A remarkable result earlier this month, was the $ 173,000 for which the above picture sold at Sotheby’s New York. It was made by Alfred Stieglitz (who was married to painter Georgia O’Keeffe) in 1915 at Galerie 291 in New York. It’s estimate was even higher: $ 200,000-300,000.
In the catalogue we read:
This well-known photograph of ‘291’ exemplifies the Stieglitz circle’s commitment to the progressive art theories of the time. Modernist drawings, an African sculpture, and a wasps’ nest were an unlikely combination in a Fifth Avenue gallery in 1915, but they demonstrated an approach to art that was bold and new. As Edward Steichen remembered,
‘We had a few drawings by Braque and Picasso, and I determined that they would be fine material for the next exhibition. I bought some bolts of cheesecloth . . . and we covered the dust-darkened walls with it . . .Then I hung the few Braques and Picassos on the walls and several of the more or less related African sculptures with them. The place looked clean, fresh, and alive again, but I felt something was missing . . . When I mentioned this, [Emil] Zoler said he had a big wasp’s nest in fine condition. A wasp’s nest was perfect, especially in relationship to the Cubism we had on the wall, and it was brought in’ (A Life in Photography, Chapter 5, unpaginated).

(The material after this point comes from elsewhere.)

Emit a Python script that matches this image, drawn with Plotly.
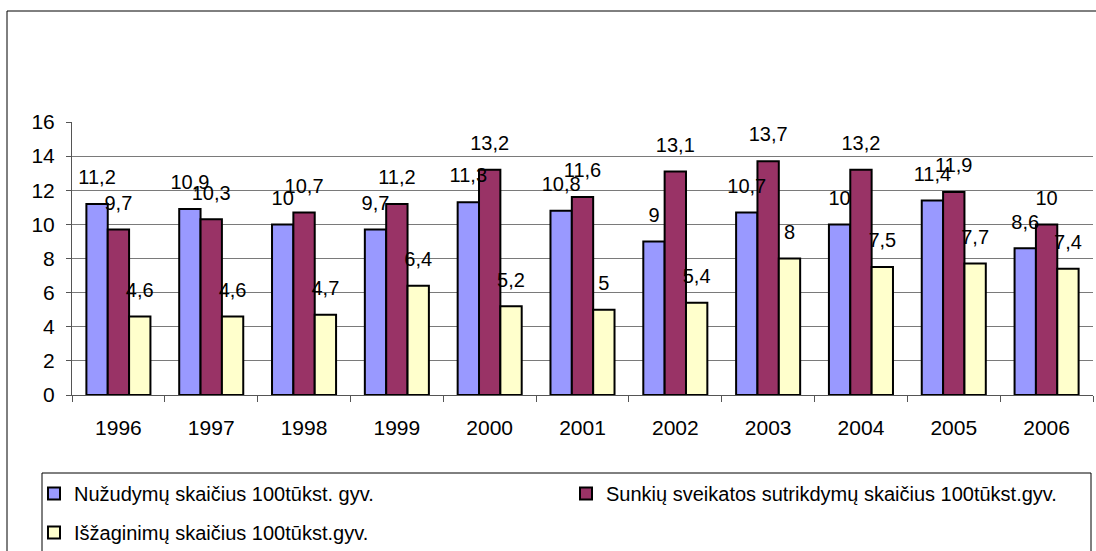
import plotly.graph_objects as go

years = ['1996', '1997', '1998', '1999', '2000', '2001', '2002', '2003', '2004', '2005', '2006']
nuzudymai = [11.2, 10.9, 10, 9.7, 11.3, 10.8, 9, 10.7, 10, 11.4, 8.6]
sutrikdymai = [9.7, 10.3, 10.7, 11.2, 13.2, 11.6, 13.1, 13.7, 13.2, 11.9, 10]
isprievartavimai = [4.6, 4.6, 4.7, 6.4, 5.2, 5, 5.4, 8, 7.5, 7.7, 7.4]

series = [
    ('Nužudymų skaičius 100tūkst. gyv.', nuzudymai, '#9999FF', 'legend'),
    ('Sunkių sveikatos sutrikdymų skaičius 100tūkst.gyv.', sutrikdymai, '#993366', 'legend'),
    ('Išžaginimų skaičius 100tūkst.gyv.', isprievartavimai, '#FFFFCC', 'legend2'),
]

FONT = 'Liberation Sans, Arial, sans-serif'
W, H = 1096, 551
L, R, T, B = 72, 3, 122, 156
pw = W - L - R
ph = H - T - B


def px_x(p):
    return (p - L) / pw


def px_y(p):
    return (T + ph - p) / ph


def lt(v):
    # Excel style decimal comma
    return str(v).replace('.', ',')


fig = go.Figure()
for i, (name, vals, color, leg) in enumerate(series):
    fig.add_trace(go.Bar(
        x=years, y=vals, name=name,
        offsetgroup=str(i),
        legend=leg,
        marker=dict(color=color, line=dict(color='#000000', width=2)),
        hoverinfo='x+y+name',
    ))

# data labels sit ~20px above the bars, like in Excel
for i, (name, vals, color, leg) in enumerate(series):
    fig.add_trace(go.Scatter(
        x=years, y=vals,
        mode='markers+text',
        offsetgroup=str(i),
        text=[lt(v) for v in vals],
        textposition='top center',
        textfont=dict(size=20, color='#000000', family=FONT),
        marker=dict(size=22, opacity=0),
        showlegend=False,
        hoverinfo='skip',
        cliponaxis=False,
    ))

legend_common = dict(
    orientation='h',
    xref='paper', yref='paper',
    xanchor='left', yanchor='top',
    borderwidth=0,
    bgcolor='rgba(0,0,0,0)',
    font=dict(size=20, family=FONT),
    entrywidth=487,
    traceorder='normal',
)

fig.update_layout(
    width=W, height=H,
    margin=dict(l=L, r=R, t=T, b=B, autoexpand=False),
    paper_bgcolor='white',
    plot_bgcolor='white',
    font=dict(family=FONT, size=20, color='#000000'),
    barmode='group',
    bargap=0.31,
    bargroupgap=0,
    scattermode='group',
    scattergap=0.31,
    xaxis=dict(
        type='category',
        range=[-0.5, len(years) - 0.5],
        showgrid=False,
        showline=True, linecolor='#555555', linewidth=1,
        ticks='outside', tickson='boundaries', ticklen=6, tickcolor='#555555',
        ticklabelstandoff=14,
        tickfont=dict(size=21),
    ),
    yaxis=dict(
        range=[0, 16],
        dtick=2,
        showgrid=True, gridcolor='#7a7a7a', gridwidth=1,
        zeroline=False,
        showline=True, linecolor='#555555', linewidth=1,
        ticks='outside', ticklen=5, tickcolor='#555555',
        ticklabelstandoff=7,
        tickfont=dict(size=21),
    ),
    legend=dict(legend_common, x=px_x(34), y=px_y(474)),
    legend2=dict(legend_common, x=px_x(34), y=px_y(513)),
    showlegend=True,
    shapes=[
        # outer chart border (runs off the right and bottom edge)
        dict(type='rect', xref='paper', yref='paper',
             x0=px_x(7), x1=px_x(W + 20), y0=px_y(H + 20), y1=px_y(11),
             line=dict(color='#000000', width=1), layer='below'),
        # legend box
        dict(type='rect', xref='paper', yref='paper',
             x0=px_x(42), x1=px_x(1091), y0=px_y(H + 20), y1=px_y(473),
             line=dict(color='#000000', width=1), layer='below'),
    ],
)

fig.write_html(
    'out.html',
    config={'displayModeBar': False},
    post_script="document.body.style.margin='0';document.body.style.overflow='hidden';",
)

As Helen Shannon proposes in her essay ‘African Art, 1914: The Root of Modern Art,’ to which this entry is indebted, the photograph offered here functions as a kind of artistic manifesto. Two Picasso drawings—Still Life: Bottle and Glass on Table (1912), and Violin (circa 1912)—flank a Kota reliquary figure, whose shapes are echoed in the drawings and the organic forms of the brass bowl and wasps’ nest. Stieglitz had been among the first in America to promote Picasso’s work, and in 1914, he had mounted a ground-breaking exhibition of African sculpture, an innovation outside of ethnography circles. As Shannon writes, this meshing of cultures, different decades, and the natural world calls into question the traditional distinctions between Western and ‘primitive’ societies, and between high and low art (Modern Art and America: Alfred Stieglitz and His New York Galleries, pp. 178-9).
The photograph offered by Sotheby’s was acquired directly from Stieglitz. Apparently only five other prints of this image are known: at the National Gallery of Art; The Metropolitan Museum of Art; The Museum of Modern Art; Philadelphia Museum of Art; and one formerly in the Gilman Paper Company Collection, sold by Sotheby’s in 2006.
UPDATE: While I had first written that the present location of the featured Kota was unknown, Patrik Fröhlich kindly informed me that Stieglitz’s Kota is at the Fisk University in Nashville. His wife Georgia O’Keeffe donated his collection (including three other African objects) to them in 1949.
UPDATE2: Yaëlle Biro informed me that this Kota in fact is co-owned by Crystal Bridges in Bentonville, Arkansas – read more about it here (where you can also see Stieglitz other African art).
UPDATE3: now, we only still need to try to locate that wasp’s nest :)
In February 1916, Stieglitz used another Kota reliquary figure to illustrate the cover of the 12th issue of his 291 magazine (named after his gallery). This example was rediscovered in a New England estate in 1981 and is now in the Dapper Museum in Paris.